Mr. Golden joined Eastman Chemical Company in 1995 as an attorney, eventually rising to the position of vice president, associate general counsel, and corporate secretary. Mr. Golden has responsibility for Eastman’s Law Department overseeing personnel in the United States, Europe and Asia. He also has overall responsibility for Eastman’s Ethics and Corporate Compliance program.
A native of Albany, Georgia, Mr. Golden holds a B.S. degree in accounting from Brigham Young University and a J.D. degree, also from Brigham Young University. He completed the Advanced Management Program at Harvard Business School in 2012.
The Judicial Nominating Commission was created in 2009 when Lt. Governor Ramsey reformed the process for selecting Tennessee’s appellate judges to provide more transparency and accountability in the judiciary. The new commission has 17 members and is responsible for making judicial nominations to state appellate courts and the state Supreme Court when vacancies arise.
Eight of the 17 members of the commission are appointed by the speaker of the senate.

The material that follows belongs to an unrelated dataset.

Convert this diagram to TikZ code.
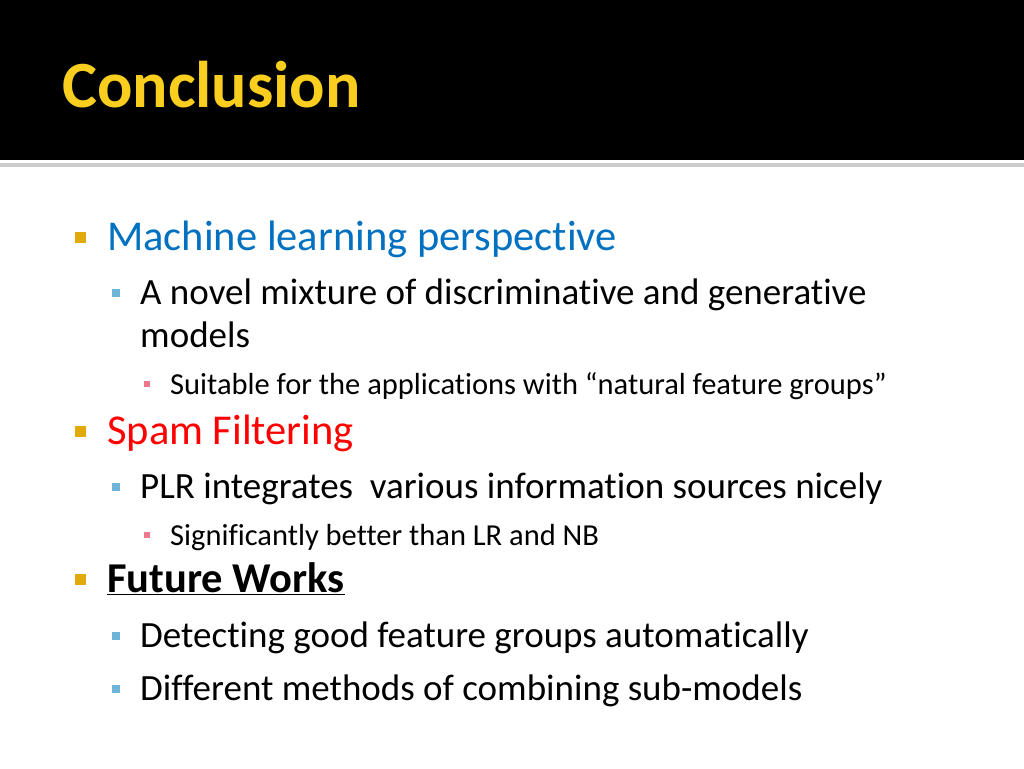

Eight of the members are appointed by the speaker of the house. One member is jointly appointed by the speakers of the senate and house. As provided by statute, each of the states’ three grand divisions must be equally represented on the commission.
The commission nominates three candidates for judicial vacancies as they occur. The governor can then appoint one of the nominees as a judge or ask for a slate of three more nominees.